Designing Schools for Purpose--Not Just Performance

May 1 / Kevin J. Ruth
In the wake of a gathering, there is often a quiet but consequential question: What now? The conversations have been rich, the ideas generative, the collegial energy unmistakable. And yet, as leaders return to their schools—calendars full, inboxes replenished—the work shifts from reflection to design. If April invited us to reconsider disruption as an opportunity for re-orientation, May asks something more exacting: How, precisely, do we build schools that embody that re-orientation in practice? Put differently, how do we design not only for performance, but for purpose?

Performance, to be clear, is not the adversary. Schools rightly take pride in academic excellence, in well-taught classes, in measurable outcomes that signal readiness and rigor. But when performance becomes the sole or dominant organizing principle, it can narrow the field of vision. Purpose widens it. It asks not only How well are students doing? but To what end? What kind of people are they becoming? How are they learning to direct their knowledge toward something meaningful, beyond themselves? The design challenge, then, is not to replace performance with purpose, but to integrate the two in ways that feel coherent, intentional, and sustainable.
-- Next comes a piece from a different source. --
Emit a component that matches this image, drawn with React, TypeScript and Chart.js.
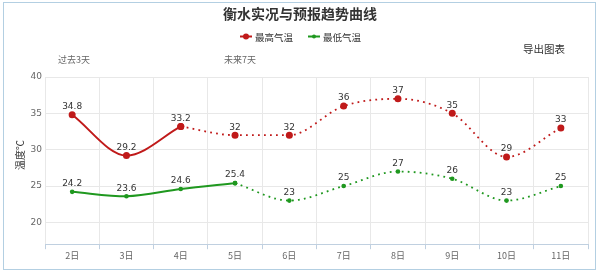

This is where the craft of school design comes to the fore. Curriculum becomes less a sequence to be covered and more a landscape to be explored—one that invites inquiry, connection, and application. Assessment evolves from a system of verification to one of reflection and demonstration. Even the rhythms of the school day—those often-overlooked architects of experience—begin to matter anew. Where is there space for deep thinking, for collaboration, for revision? Where do students encounter problems worth solving, rather than simply problems assigned? None of this requires abandoning structure; it requires, rather, a more thoughtful choreography of it. (One might say that the master schedule, long treated as a logistical puzzle, is in fact a philosophical document in disguise.)

There is also, inevitably, the question of feasibility. Schools operate within constraints—time, resources, expectations, and, not least, the understandable desire of families for clarity and outcomes. Designing for purpose does not eliminate these realities; it engages them with greater intentionality. It asks leaders to prioritize with care, to pilot thoughtfully, and to communicate with precision. It also asks something of educators: the cultivation of pedagogical skill and professional judgment that can hold both rigor and meaning in view. Purpose, after all, does not emerge spontaneously; it is guided, nurtured, and refined over time.
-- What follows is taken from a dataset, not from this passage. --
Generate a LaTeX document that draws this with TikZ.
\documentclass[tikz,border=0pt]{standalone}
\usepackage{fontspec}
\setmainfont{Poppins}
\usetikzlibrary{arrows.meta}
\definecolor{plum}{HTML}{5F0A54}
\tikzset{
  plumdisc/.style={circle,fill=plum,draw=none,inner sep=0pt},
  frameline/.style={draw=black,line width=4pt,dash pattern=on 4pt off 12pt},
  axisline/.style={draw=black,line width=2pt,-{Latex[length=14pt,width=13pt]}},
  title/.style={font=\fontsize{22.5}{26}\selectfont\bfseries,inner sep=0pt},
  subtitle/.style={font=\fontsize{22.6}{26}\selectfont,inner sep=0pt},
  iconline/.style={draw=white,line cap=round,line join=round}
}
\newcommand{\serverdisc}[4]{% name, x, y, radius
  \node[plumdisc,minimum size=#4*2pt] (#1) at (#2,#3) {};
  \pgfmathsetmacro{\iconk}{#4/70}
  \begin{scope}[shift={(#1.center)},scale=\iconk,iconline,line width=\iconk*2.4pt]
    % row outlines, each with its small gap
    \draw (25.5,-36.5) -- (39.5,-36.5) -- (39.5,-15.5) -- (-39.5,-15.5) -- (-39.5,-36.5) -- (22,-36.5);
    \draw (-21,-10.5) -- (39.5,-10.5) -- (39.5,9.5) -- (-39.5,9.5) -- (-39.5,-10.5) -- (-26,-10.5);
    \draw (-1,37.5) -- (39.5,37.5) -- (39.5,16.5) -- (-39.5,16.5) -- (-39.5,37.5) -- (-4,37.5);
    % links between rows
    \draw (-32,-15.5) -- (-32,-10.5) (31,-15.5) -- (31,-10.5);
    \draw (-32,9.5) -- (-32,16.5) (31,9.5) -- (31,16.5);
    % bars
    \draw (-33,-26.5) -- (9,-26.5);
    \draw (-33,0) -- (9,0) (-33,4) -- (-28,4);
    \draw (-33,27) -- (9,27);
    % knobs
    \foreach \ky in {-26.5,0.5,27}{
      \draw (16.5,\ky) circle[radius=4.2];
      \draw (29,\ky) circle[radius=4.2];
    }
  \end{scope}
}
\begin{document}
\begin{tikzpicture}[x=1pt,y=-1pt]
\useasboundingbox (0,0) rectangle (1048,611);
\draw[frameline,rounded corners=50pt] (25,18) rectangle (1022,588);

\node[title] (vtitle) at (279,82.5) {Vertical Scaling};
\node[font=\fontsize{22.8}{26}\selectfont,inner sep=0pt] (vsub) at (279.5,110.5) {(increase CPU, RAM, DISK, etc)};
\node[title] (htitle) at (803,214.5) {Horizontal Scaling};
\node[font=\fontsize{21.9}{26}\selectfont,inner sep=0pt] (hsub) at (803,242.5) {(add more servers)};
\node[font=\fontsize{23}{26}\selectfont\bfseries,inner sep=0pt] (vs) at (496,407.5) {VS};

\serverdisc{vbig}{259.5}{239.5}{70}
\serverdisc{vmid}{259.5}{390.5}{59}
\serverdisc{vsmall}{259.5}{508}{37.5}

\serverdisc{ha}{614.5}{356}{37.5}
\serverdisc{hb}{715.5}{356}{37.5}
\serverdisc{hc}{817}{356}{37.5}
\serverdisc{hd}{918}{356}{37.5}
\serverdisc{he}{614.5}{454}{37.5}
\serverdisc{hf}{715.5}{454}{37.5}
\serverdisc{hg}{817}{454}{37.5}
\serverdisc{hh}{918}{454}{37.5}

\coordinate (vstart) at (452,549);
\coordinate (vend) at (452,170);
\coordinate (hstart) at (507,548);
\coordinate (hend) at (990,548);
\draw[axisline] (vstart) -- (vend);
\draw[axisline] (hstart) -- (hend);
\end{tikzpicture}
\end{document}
What emerges, in the most compelling cases, is a school that feels both grounded and alive—clear in its mission, coherent in its design, and responsive to the world it inhabits. Such schools do not abandon excellence; they redefine it, locating it not only in outcomes, but in the quality of experience and the depth of engagement they foster. The work is ongoing, iterative, and occasionally untidy. But it is also, for many educators, the reason they entered the profession in the first place: to help young people learn not only how to perform, but how to live with purpose, and to use what they know in service of something that matters.